Julian "Jules" Schiller is an Australian TV and radio personality.

Schiller currently hosts Breakfast on ABC Radio Adelaide.

He previously worked at Nova 91.9, Triple M, Fox Sports, and The Project.

== Radio ==
In 1993 Schiller started writing and performing radio serials at Melbourne community station 3RRR along with Tony Moclair. In 1995 Schiller and Moclair began making appearances on the Breakfasters show with James Young, Chris Hatzis and Kate Langbroek.

In 1997 Schiller and Moclair were signed by Triple M where they hosted a national night show called CRUD. They were promoted to Drive in 1999-2000. During this time Schiller co-wrote a radio character called Guido Hatzis which was performed by Moclair. The pair released three albums with Universal music and won two Aria Awards in 2000 and 2001.

From 2000-2002 Schiller and Moclair worked at Austereo MCM hosting a show called The Flying Squad which was networked across Australia.

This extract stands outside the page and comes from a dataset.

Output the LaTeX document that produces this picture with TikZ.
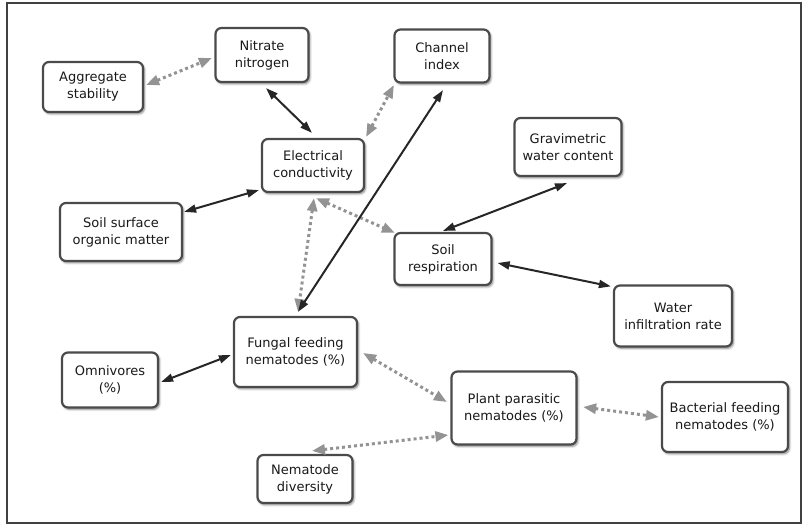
\documentclass[tikz,border=0pt]{standalone}
\usepackage{fontspec}
\setmainfont{DejaVu Sans}
\usetikzlibrary{arrows.meta,calc,shadows.blur}
\definecolor{boxline}{HTML}{4A4A4A}
\definecolor{solidline}{HTML}{262626}
\definecolor{dotline}{HTML}{939393}
\begin{document}
\begin{tikzpicture}[x=1pt,y=-1pt,
  box/.style={draw=boxline, line width=2.2pt, rounded corners=6pt, fill=white,
    align=center, inner sep=0pt, font=\fontsize{13}{17}\selectfont, text=black!90,
    blur shadow={shadow blur steps=6, shadow xshift=1.4pt, shadow yshift=-1.8pt, shadow opacity=50}},
  solidlink/.style={draw=solidline, line width=2pt,
    {Triangle[length=12pt,width=8pt]}-{Triangle[length=12pt,width=8pt]}},
  dotlink/.style={draw=dotline, line width=3pt, dash pattern=on 3pt off 3pt,
    {Triangle[length=13pt,width=10pt]}-{Triangle[length=13pt,width=10pt]}}
]
\useasboundingbox (0,0) rectangle (806,525);
\draw[draw=black!75, line width=1.3pt] (7,3) rectangle (801,523);

\node[box, minimum width=100pt, minimum height=50pt] (agg) at (93,87) {Aggregate\\stability};
\node[box, minimum width=93pt, minimum height=54pt] (nit) at (262,55) {Nitrate\\nitrogen};
\node[box, minimum width=95pt, minimum height=53pt] (chan) at (442,56) {Channel\\index};
\node[box, minimum width=102pt, minimum height=53pt] (elec) at (313,165.5) {Electrical\\conductivity};
\node[box, minimum width=107pt, minimum height=58pt] (grav) at (568,147) {Gravimetric\\water content};
\node[box, minimum width=122pt, minimum height=58pt] (soil) at (121,232) {Soil surface\\organic matter};
\node[box, minimum width=97pt, minimum height=52pt] (resp) at (443,259) {Soil\\respiration};
\node[box, minimum width=118pt, minimum height=61pt] (water) at (673,316) {Water\\infiltration rate};
\node[box, minimum width=123pt, minimum height=70pt] (fung) at (295.5,352) {Fungal feeding\\nematodes (\%)};
\node[box, minimum width=96pt, minimum height=55pt] (omni) at (110,380) {Omnivores\\(\%)};
\node[box, minimum width=125pt, minimum height=73pt] (plant) at (514,408) {Plant parasitic\\nematodes (\%)};
\node[box, minimum width=126pt, minimum height=70pt] (bact) at (725,417) {Bacterial feeding\\nematodes (\%)};
\node[box, minimum width=95pt, minimum height=48pt] (nema) at (305,479) {Nematode\\diversity};

% dotted grey links
\draw[dotlink] ($(agg.east)+(2,-2)$) -- ($(nit.west)+(-2.5,3)$);
\draw[dotlink] ($(elec.north east)+(1,-1)$) -- ($(chan.south west)+(0.5,1.5)$);
\draw[dotlink] ($(elec.south)+(3,5)$) -- ($(resp.north west)+(1.5,1)$);
\draw[dotlink] ($(elec.south)+(1,5)$) -- ($(fung.north)+(2.5,-4)$);
\draw[dotlink] ($(fung.east)+(5,1)$) -- ($(plant.west)+(-3.5,-6)$);
\draw[dotlink] ($(plant.east)+(5.5,-1)$) -- ($(bact.west)+(-2,0)$);
\draw[dotlink] ($(nema.north)+(7,-3)$) -- ($(plant.west)+(-2,27)$);

% solid dark links
\draw[solidlink] ($(nit.south)+(4,5)$) -- ($(elec.north)+(-1,-5)$);
\draw[solidlink] ($(chan.south)+(1,6.5)$) -- ($(fung.north)+(2.5,-4)$);
\draw[solidlink] ($(elec.south west)+(-2,-3)$) -- ($(soil.north east)+(1,10)$);
\draw[solidlink] ($(grav.south)+(-1,6)$) -- ($(resp.north)+(0,-1)$);
\draw[solidlink] ($(resp.east)+(5,4)$) -- ($(water.north west)+(-2,2)$);
\draw[solidlink] ($(omni.east)+(2,2)$) -- ($(fung.west)+(-2,3)$);
\end{tikzpicture}
\end{document}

From 2002-2004, Schiller and Moclair wrote and performed a show called Restoring the Balance for Triple J. The show was political satire and interviewed notable politicians such as Bill Shorten and Julie Bishop.

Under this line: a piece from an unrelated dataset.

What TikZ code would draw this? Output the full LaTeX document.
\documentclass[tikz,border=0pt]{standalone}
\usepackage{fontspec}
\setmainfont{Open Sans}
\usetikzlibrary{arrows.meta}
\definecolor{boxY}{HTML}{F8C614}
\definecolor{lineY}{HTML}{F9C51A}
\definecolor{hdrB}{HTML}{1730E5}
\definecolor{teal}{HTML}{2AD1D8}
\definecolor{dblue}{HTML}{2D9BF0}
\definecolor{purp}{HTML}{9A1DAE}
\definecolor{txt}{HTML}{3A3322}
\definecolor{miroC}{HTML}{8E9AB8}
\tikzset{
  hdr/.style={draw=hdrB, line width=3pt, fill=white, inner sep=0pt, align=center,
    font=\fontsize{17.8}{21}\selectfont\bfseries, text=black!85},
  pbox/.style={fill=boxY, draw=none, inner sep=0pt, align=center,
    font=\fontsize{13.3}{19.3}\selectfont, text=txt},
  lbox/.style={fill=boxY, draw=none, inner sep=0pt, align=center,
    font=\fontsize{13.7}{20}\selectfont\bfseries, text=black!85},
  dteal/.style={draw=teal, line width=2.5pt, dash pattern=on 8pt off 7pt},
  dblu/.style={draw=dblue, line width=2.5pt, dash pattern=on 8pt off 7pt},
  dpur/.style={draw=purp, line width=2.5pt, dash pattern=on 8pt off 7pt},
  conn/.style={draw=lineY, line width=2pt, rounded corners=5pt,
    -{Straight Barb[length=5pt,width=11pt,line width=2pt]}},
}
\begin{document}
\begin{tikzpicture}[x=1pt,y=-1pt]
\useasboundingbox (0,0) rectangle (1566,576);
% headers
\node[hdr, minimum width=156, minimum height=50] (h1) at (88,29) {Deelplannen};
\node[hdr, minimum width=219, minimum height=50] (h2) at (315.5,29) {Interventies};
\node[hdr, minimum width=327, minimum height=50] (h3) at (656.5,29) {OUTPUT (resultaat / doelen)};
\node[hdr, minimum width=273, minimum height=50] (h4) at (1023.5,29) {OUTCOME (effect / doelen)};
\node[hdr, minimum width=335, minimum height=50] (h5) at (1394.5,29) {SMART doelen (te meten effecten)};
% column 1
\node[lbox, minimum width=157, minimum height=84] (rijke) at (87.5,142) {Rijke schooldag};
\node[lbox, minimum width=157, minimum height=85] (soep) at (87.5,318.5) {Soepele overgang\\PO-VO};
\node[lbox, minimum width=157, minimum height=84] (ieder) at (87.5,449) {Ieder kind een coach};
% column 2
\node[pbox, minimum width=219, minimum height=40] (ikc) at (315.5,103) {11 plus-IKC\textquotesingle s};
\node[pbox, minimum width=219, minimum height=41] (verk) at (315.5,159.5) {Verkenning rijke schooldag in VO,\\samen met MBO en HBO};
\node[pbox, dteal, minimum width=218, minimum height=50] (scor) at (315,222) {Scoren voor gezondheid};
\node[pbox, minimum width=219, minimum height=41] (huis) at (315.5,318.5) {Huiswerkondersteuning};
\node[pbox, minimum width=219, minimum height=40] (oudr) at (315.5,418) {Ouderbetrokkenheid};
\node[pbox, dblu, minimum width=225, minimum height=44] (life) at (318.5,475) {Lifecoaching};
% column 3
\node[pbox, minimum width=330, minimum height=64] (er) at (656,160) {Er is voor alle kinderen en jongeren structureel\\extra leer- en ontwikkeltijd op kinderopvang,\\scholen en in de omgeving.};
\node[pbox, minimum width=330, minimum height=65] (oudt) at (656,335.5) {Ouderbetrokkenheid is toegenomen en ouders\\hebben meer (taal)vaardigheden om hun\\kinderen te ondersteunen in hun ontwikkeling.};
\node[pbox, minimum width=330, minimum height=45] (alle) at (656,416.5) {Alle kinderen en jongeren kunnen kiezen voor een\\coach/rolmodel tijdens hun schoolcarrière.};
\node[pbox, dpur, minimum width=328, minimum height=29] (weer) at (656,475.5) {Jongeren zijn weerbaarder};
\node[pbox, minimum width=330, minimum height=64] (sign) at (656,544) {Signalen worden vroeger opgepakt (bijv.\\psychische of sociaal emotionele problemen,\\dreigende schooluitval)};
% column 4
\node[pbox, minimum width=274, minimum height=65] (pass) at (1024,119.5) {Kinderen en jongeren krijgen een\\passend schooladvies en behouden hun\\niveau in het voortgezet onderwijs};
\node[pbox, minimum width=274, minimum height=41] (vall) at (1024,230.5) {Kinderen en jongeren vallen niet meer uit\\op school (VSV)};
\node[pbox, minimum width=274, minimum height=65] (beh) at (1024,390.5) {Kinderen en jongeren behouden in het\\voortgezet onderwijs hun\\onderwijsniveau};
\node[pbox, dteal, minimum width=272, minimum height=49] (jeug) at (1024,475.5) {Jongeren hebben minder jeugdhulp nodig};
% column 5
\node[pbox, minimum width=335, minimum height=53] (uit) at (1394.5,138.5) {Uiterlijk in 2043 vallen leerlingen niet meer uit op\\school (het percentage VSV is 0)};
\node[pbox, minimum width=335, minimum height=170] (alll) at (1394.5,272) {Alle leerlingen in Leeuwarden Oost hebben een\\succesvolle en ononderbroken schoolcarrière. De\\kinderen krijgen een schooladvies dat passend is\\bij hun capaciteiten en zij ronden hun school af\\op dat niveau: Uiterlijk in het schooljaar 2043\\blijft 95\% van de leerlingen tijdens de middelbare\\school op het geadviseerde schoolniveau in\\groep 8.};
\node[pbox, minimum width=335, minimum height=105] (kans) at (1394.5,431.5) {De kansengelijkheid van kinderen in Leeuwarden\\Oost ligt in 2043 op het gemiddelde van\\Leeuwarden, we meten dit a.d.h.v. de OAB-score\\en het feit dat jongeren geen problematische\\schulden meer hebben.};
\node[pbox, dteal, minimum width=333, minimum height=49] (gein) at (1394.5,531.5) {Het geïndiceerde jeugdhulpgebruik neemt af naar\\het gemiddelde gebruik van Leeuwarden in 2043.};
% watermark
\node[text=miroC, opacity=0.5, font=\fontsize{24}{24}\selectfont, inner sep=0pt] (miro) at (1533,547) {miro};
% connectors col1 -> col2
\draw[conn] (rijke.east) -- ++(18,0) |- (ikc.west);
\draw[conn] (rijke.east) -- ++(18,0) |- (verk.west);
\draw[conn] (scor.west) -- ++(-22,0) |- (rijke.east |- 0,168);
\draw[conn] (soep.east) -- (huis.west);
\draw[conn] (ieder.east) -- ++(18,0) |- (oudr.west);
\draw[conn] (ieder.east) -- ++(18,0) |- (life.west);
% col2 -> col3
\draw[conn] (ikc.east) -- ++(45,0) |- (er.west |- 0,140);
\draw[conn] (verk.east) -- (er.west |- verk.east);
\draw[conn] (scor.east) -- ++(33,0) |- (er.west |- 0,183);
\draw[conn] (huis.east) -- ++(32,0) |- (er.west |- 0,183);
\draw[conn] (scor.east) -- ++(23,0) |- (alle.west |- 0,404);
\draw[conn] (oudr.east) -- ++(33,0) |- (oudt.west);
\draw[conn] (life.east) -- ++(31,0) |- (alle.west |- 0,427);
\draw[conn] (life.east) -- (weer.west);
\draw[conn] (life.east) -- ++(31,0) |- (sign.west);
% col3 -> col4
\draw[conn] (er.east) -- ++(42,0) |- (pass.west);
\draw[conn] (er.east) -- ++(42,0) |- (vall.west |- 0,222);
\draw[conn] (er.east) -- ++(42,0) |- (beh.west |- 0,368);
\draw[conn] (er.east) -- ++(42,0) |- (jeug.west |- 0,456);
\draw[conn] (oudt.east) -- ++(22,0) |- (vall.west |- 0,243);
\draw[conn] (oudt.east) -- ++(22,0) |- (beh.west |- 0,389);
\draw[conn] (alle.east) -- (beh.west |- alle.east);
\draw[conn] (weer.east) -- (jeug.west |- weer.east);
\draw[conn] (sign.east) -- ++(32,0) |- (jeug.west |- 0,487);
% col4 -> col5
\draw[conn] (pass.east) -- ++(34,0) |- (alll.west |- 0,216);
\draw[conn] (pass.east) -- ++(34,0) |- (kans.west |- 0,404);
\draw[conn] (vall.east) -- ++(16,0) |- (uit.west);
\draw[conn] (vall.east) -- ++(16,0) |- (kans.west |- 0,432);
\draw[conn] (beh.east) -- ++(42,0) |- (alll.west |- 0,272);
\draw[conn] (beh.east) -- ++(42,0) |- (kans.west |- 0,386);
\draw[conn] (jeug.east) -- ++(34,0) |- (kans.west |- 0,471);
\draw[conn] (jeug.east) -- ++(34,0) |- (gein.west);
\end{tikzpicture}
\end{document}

In 2004 Schiller signed to Nova 91.9 and co-hosted their Breakfast show in Adelaide. He was joined by Moclair, Ryan Fitzgerald and Jodie J Hill. He left in 2010.

From 2012-2013 Schiller signed to Triple M to co-host a national drive show called Merrick and the Highway Patrol along with Merrick Watts and Rachel Corbett. He also regularly co-hosted Merrick and Australia alongside Merrick Watts on Triple M.

In January 2017, ABC announced that Schiller would host Drive on ABC Radio Adelaide from Monday to Thursday.

In January 2024, Schiller moved to present Breakfast with Sonya Feldhoff.

== TV ==
Schiller has been a regular presenter on The Project on Network Ten both as a panellist and roving reporter. Most notably he has covered major events such as the 2010-11 Queensland floods, Christchurch earthquake and Sochi Winter Olympics.

Schiller was a regular panelist on The Back Page on Fox Sports hosted by Tony Squires (2013–2017).

In 2013 Schiller began co-writing and presenting a comedy segment called The B League along with Sam Mac. It focused mainly on the Hyundai A League and was aired on Fox Sports. He still produces this with the FFA. And it can be found on Facebook.

In 2010 Schiller also co-hosted a panel show called The White Room on the Seven Network. The show also featured Lawrence Mooney, Dave Thornton, Felicity Ward and Georgina McEnroe.

Schiller has also appeared on The Panel and Good News Week.

In April 2017 he revealed that he had a seizure and publicly discussed his epileptic condition on a live interview to raise awareness and to tackle stigma.